(THE TASK): In the material below, find each line holding the string "matplotlib" and copy it.
**** SOURCE EXCERPT
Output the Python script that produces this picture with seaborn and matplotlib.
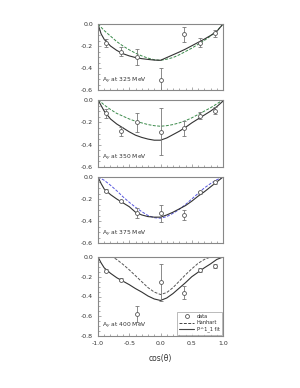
import matplotlib
matplotlib.use("Agg")
import matplotlib.pyplot as plt
import seaborn as sns
import pandas as pd
from matplotlib.ticker import MultipleLocator
from matplotlib.lines import Line2D

sns.set_style("ticks")
plt.rcParams['font.family'] = ['DejaVu Sans']

energies = ["325", "350", "375", "400"]
cos_pts = [-0.875, -0.625, -0.375, 0.0, 0.375, 0.625, 0.875]
cos_grid = [-1.0, -0.95, -0.9, -0.8, -0.7, -0.6, -0.5, -0.4, -0.3, -0.2, -0.1,
            0.0, 0.1, 0.2, 0.3, 0.4, 0.5, 0.6, 0.7, 0.8, 0.9, 1.0]

ay_325 = [-0.175, -0.25, -0.30, -0.51, -0.094, -0.17, -0.085]
err_325 = [0.035, 0.045, 0.075, 0.11, 0.07, 0.04, 0.035]
ay_350 = [-0.12, -0.28, -0.20, -0.285, -0.255, -0.14, -0.095]
err_350 = [0.04, 0.04, 0.087, 0.21, 0.07, 0.03, 0.03]
ay_375 = [-0.125, -0.22, -0.33, -0.33, -0.345, -0.14, -0.05]
err_375 = [0.015, 0.01, 0.045, 0.08, 0.045, 0.015, 0.015]
ay_400 = [-0.14, -0.23, -0.58, -0.258, -0.36, -0.133, -0.092]
err_400 = [0.015, 0.015, 0.08, 0.183, 0.065, 0.02, 0.02]

fit_325 = [0.0, -0.09, -0.14, -0.20, -0.24, -0.27, -0.29, -0.305, -0.315, -0.322, -0.328,
           -0.33, -0.305, -0.28, -0.255, -0.228, -0.198, -0.168, -0.138, -0.105, -0.068, 0.0]
hanhart_325 = [0.0, -0.03, -0.06, -0.11, -0.16, -0.20, -0.235, -0.265, -0.29, -0.31, -0.325,
               -0.33, -0.32, -0.305, -0.28, -0.25, -0.22, -0.185, -0.15, -0.11, -0.065, 0.0]
fit_350 = [0.0, -0.05, -0.10, -0.17, -0.215, -0.25, -0.285, -0.315, -0.335, -0.35, -0.36,
           -0.36, -0.34, -0.31, -0.28, -0.245, -0.205, -0.17, -0.135, -0.10, -0.06, -0.01]
hanhart_350 = [0.0, -0.02, -0.045, -0.085, -0.12, -0.145, -0.17, -0.19, -0.205, -0.22, -0.23,
               -0.235, -0.23, -0.22, -0.205, -0.185, -0.16, -0.13, -0.10, -0.07, -0.035, 0.0]
fit_375 = [0.0, -0.06, -0.11, -0.16, -0.20, -0.235, -0.27, -0.32, -0.345, -0.36, -0.365,
           -0.365, -0.345, -0.32, -0.29, -0.26, -0.22, -0.175, -0.135, -0.09, -0.045, 0.0]
hanhart_375 = [0.0, -0.015, -0.03, -0.075, -0.125, -0.18, -0.23, -0.275, -0.315, -0.35, -0.37,
               -0.375, -0.36, -0.33, -0.295, -0.25, -0.20, -0.15, -0.10, -0.06, -0.025, 0.0]
fit_400 = [0.0, -0.06, -0.11, -0.165, -0.21, -0.245, -0.28, -0.32, -0.355, -0.395, -0.425,
           -0.44, -0.415, -0.37, -0.315, -0.26, -0.20, -0.155, -0.11, -0.07, -0.025, 0.0]
hanhart_400 = [0.0, 0.01, 0.015, 0.01, -0.025, -0.075, -0.13, -0.19, -0.25, -0.31, -0.355,
               -0.38, -0.36, -0.31, -0.245, -0.18, -0.12, -0.065, -0.025, 0.0, 0.015, 0.0]

data_pts = [ay_325, ay_350, ay_375, ay_400]
data_err = [err_325, err_350, err_375, err_400]
fits = [fit_325, fit_350, fit_375, fit_400]
hanharts = [hanhart_325, hanhart_350, hanhart_375, hanhart_400]
hanhart_colors = ["#3a8a4a", "#3a8a4a", "#5555dd", "#555555"]
ylims = [(-0.6, 0.0), (-0.6, 0.0), (-0.6, 0.0), (-0.8, 0.0)]
yticks = [[0.0, -0.2, -0.4, -0.6]] * 3 + [[0.0, -0.2, -0.4, -0.6, -0.8]]
xticks = [-1.0, -0.5, 0.0, 0.5, 1.0]

fig = plt.figure(figsize=(3.0, 3.88), dpi=100)
left, width = 98 / 300, 125 / 300
rects = [(24, 90), (100, 167), (177, 243), (257, 336)]
frame_col = "#888888"
dash = (0, (3, 1.5))

for i, e in enumerate(energies):
    top, bot = rects[i]
    ax = fig.add_axes([left, 1 - bot / 388, width, (bot - top) / 388])
    dfc = pd.DataFrame({"cos": cos_grid, "fit": fits[i], "han": hanharts[i]})
    sns.lineplot(data=dfc, x="cos", y="han", ax=ax, color=hanhart_colors[i],
                 lw=0.7, linestyle=dash)
    sns.lineplot(data=dfc, x="cos", y="fit", ax=ax, color="#333333", lw=0.8)
    ax.errorbar(cos_pts, data_pts[i], yerr=data_err[i], fmt="o", ms=2.8,
                mfc="white", mec="#555555", mew=0.6, ecolor="#777777",
                elinewidth=0.6, capsize=1.2, capthick=0.6, zorder=5)
    ax.set_xlim(-1.0, 1.0)
    ax.set_ylim(*ylims[i])
    ax.set_yticks(yticks[i])
    ax.set_yticklabels([f"{t:.1f}" for t in yticks[i]])
    ax.yaxis.set_minor_locator(MultipleLocator(0.05))
    ax.xaxis.set_minor_locator(MultipleLocator(0.1))
    ax.set_xticks(xticks)
    ax.tick_params(axis="both", which="both", direction="in", colors=frame_col,
                   labelcolor="#333333", labelsize=4.5, width=0.5)
    ax.tick_params(which="major", length=2.5)
    ax.tick_params(which="minor", length=1.3)
    ax.set_xlabel("")
    ax.set_ylabel("")
    for s in ax.spines.values():
        s.set_color(frame_col)
        s.set_linewidth(0.8)
    if i < 3:
        ax.set_xticklabels([])
    else:
        ax.set_xticklabels([f"{t:.1f}" for t in xticks])
        ax.set_xlabel("cos(\u03b8)", fontsize=5.5, color="#333333", labelpad=6)
        handles = [
            Line2D([], [], ls="none", marker="o", ms=2.8, mfc="white",
                   mec="#555555", mew=0.6),
            Line2D([], [], color="#444444", lw=0.7, ls=dash),
            Line2D([], [], color="#444444", lw=0.8),
        ]
        leg = ax.legend(handles, ["data", "Hanhart", "P^1_1 fit"],
                        loc="lower right", fontsize=3.6, frameon=True, fancybox=False,
                        handlelength=3.0, borderpad=0.4, labelspacing=0.3,
                        handletextpad=0.5, borderaxespad=0.3)
        leg.get_frame().set_edgecolor(frame_col)
        leg.get_frame().set_linewidth(0.5)
    ax.text(-0.94, ylims[i][0] + 0.08 * (ylims[i][1] - ylims[i][0]) / 0.6,
            f"A$_y$ at {e} MeV", fontsize=4.3, color="#333333", va="center", ha="left")

fig.savefig("out.png", dpi=100)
********
(REPLY):
Output the Python script that produces this picture with seaborn and matplotlib.
import matplotlib
matplotlib.use("Agg")
import matplotlib.pyplot as plt
from matplotlib.ticker import MultipleLocator
from matplotlib.lines import Line2D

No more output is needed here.